Location
- 955 3rd St NE East Wenatchee, Washington 98802 United States

Information
- Type: Public
- Established: 1956
- Status: Open
- School district: Eastmont School District
- Principal: Del Enders
- Athletic Director: Russ Waterman
- Teaching staff: 67.50 (FTE)
- Grades: 10-12
- Enrollment: 1,534 (2024–2025)
- Student to teacher ratio: 22.73
- Campus type: Open
- Colors: Bright red, and Columbia blue
- Fight song: "Here's to EHS"
- Athletics: 22 varsity teams
- Athletics conference: Columbia Basin Big Nine 4A
- Mascot: Wildcat
- Rivals: Wenatchee High School Moses Lake High School
- Newspaper: The Scratching Post
- Yearbook: EHS Annual
- Website: Eastmont High School

= Eastmont High School =

Eastmont High School, locally referred to as Eastmont or EHS, is a three-year public high school located in East Wenatchee, Washington, USA. The school has 1,457 students in grades 10-12.

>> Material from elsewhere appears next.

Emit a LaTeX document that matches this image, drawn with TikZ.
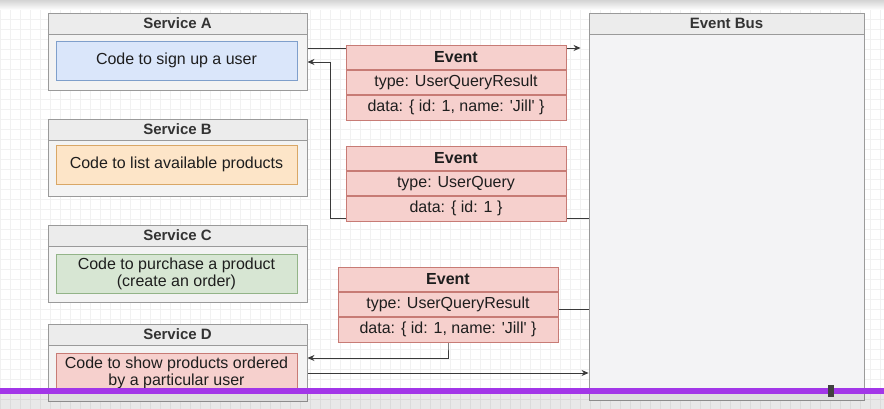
\documentclass[tikz,border=0pt]{standalone}
\usepackage{fontspec}
\setmainfont{Liberation Sans}
\usepackage{xcolor}
\usepackage{tikz}
\usetikzlibrary{
	arrows.meta,
	backgrounds,
	positioning
}
\definecolor{LineGray}{HTML}{9A9A9A}
\definecolor{BoxGray}{HTML}{F3F3F3}
\definecolor{HeadGray}{HTML}{ECECEC}
\definecolor{BusGray}{HTML}{F3F3F5}
\definecolor{TextGray}{HTML}{333333}
\definecolor{TextDark}{HTML}{1E1E1E}
\definecolor{FlowGray}{HTML}{3A3A3A}
\definecolor{GridGray}{HTML}{F1F1F1}
\definecolor{BlueFill}{HTML}{DAE6FA}
\definecolor{BlueLine}{HTML}{7F9FCB}
\definecolor{OrangeFill}{HTML}{FDE5C8}
\definecolor{OrangeLine}{HTML}{D9A766}
\definecolor{GreenFill}{HTML}{D7E6D3}
\definecolor{GreenLine}{HTML}{93B488}
\definecolor{RedFill}{HTML}{F6D0CD}
\definecolor{RedLine}{HTML}{C77B75}
\definecolor{BarPurple}{HTML}{A236E8}
\tikzset{
	service/.style={draw=LineGray, fill=BoxGray, line width=0.9pt, minimum width=259pt, minimum height=77pt, inner sep=0pt},
	svchead/.style={draw=LineGray, fill=HeadGray, line width=0.9pt, minimum width=259pt, minimum height=21pt, inner sep=0pt, text=TextGray, font=\fontsize{15}{18}\selectfont\bfseries},
	code/.style={line width=0.8pt, minimum width=241pt, minimum height=39pt, inner sep=0pt, align=center, text=TextDark, font=\fontsize{16}{17.5}\selectfont},
	evhead/.style={draw=RedLine, fill=RedFill, line width=0.8pt, minimum width=220pt, minimum height=24.5pt, inner sep=0pt, text=TextDark, font=\fontsize{16}{19}\selectfont\bfseries},
	evrow/.style={evhead, font=\fontsize{16}{19}\selectfont},
	flow/.style={draw=FlowGray, line width=0.8pt, -{Stealth[length=7pt,width=6pt]}}
}

\begin{document}
\begin{tikzpicture}[x=1pt, y=1pt]
	\useasboundingbox (0,0) rectangle (884,409);

	% services
	\node[service] (svcA) at (177.5,357.5) {};
	\node[svchead, anchor=north] (headA) at (svcA.north) {Service A};
	\node[code, fill=BlueFill, draw=BlueLine] (codeA) at (176.5,348.5) {Code to sign up a user};

	\node[service] (svcB) at (177.5,251.5) {};
	\node[svchead, anchor=north] (headB) at (svcB.north) {Service B};
	\node[code, fill=OrangeFill, draw=OrangeLine] (codeB) at (176.5,244.5) {Code to list available products};

	\node[service] (svcC) at (177.5,145.5) {};
	\node[svchead, anchor=north] (headC) at (svcC.north) {Service C};
	\node[code, fill=GreenFill, draw=GreenLine] (codeC) at (176.5,135) {Code to purchase a product\\(create an order)};

	\node[service] (svcD) at (177.5,46.5) {};
	\node[svchead, anchor=north] (headD) at (svcD.north) {Service D};
	\node[code, fill=RedFill, draw=RedLine, minimum height=40pt] (codeD) at (176.5,36) {Code to show products ordered\\by a particular user};

	% event bus
	\node[draw=LineGray, fill=BusGray, line width=0.9pt, minimum width=275pt, minimum height=387pt, inner sep=0pt] (bus) at (726.5,202.5) {};
	\node[svchead, minimum width=275pt, anchor=north] (busHead) at (bus.north) {Event Bus};

	% events
	\node[evhead] (evA) at (456,351.75) {Event};
	\node[evrow, below=0pt of evA] (evAtype) {type: UserQueryResult};
	\node[evrow, below=0pt of evAtype] (evAdata) {data: \{ id: 1, name: \textquotesingle Jill\textquotesingle\ \}};

	\node[evhead] (evB) at (456,250.75) {Event};
	\node[evrow, below=0pt of evB] (evBtype) {type: UserQuery};
	\node[evrow, below=0pt of evBtype] (evBdata) {data: \{ id: 1 \}};

	\node[evhead] (evC) at (448,129.75) {Event};
	\node[evrow, below=0pt of evC] (evCtype) {type: UserQueryResult};
	\node[evrow, below=0pt of evCtype] (evCdata) {data: \{ id: 1, name: \textquotesingle Jill\textquotesingle\ \}};

	% canvas and connectors, behind the boxes
	\coordinate (pubA) at ([yshift=3.5pt]svcA.east);
	\coordinate (subA) at ([yshift=-10.5pt]svcA.east);
	\coordinate (pubD) at ([yshift=-10.5pt]svcD.east);
	\coordinate (subD) at ([yshift=4.5pt]svcD.east);
	\coordinate (busQ) at ([yshift=-11.5pt]bus.west);
	\coordinate (busR) at ([yshift=-102.5pt]bus.west);
	\begin{scope}[on background layer]
		\fill[white] (0,0) rectangle (884,409);
		\draw[GridGray, line width=0.4pt, step=10] (0,0) grid (884,409);
		\fill[top color=black!17, bottom color=white, draw=none] (0,399) rectangle (884,409);
		\draw[flow, shorten >=8pt] (pubA) -- (pubA -| bus.west);
		\draw[flow] (busQ) -- ++(-258,0) |- (subA);
		\draw[flow] (busR) -| (evCdata.south) |- (subD);
		\draw[flow] (pubD) -- (pubD -| bus.west);
	\end{scope}

	% player bar
	\fill[black, opacity=0.09] (0,0) rectangle (884,15);
	\fill[BarPurple] (0,15) rectangle (884,21);
	\fill[black!75] (828,12) rectangle (834,24);
\end{tikzpicture}
\end{document}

The school mascot is the Wildcat. The school colors are Bright red and Columbia blue.

==Athletics==
Eastmont High School offers a variety of sports, clubs, and activities for students to participate in throughout the school year. Sports offered include:

Fall: cross country, football, volleyball, girls' soccer, girls' swimming, girls’ slow pitch softball

Winter: basketball, wrestling, girls' bowling, boys' swimming

Spring: baseball, girls’ fast pitch softball, track, golf, boys' soccer, tennis

==Other activities==
- Future Farmers of America (FFA) is for students interested in agricultural studies.
- Cheerleading is for students interested in cheering and stunts.
- Student Council is for students interested in learning leadership skills while working with the school administration.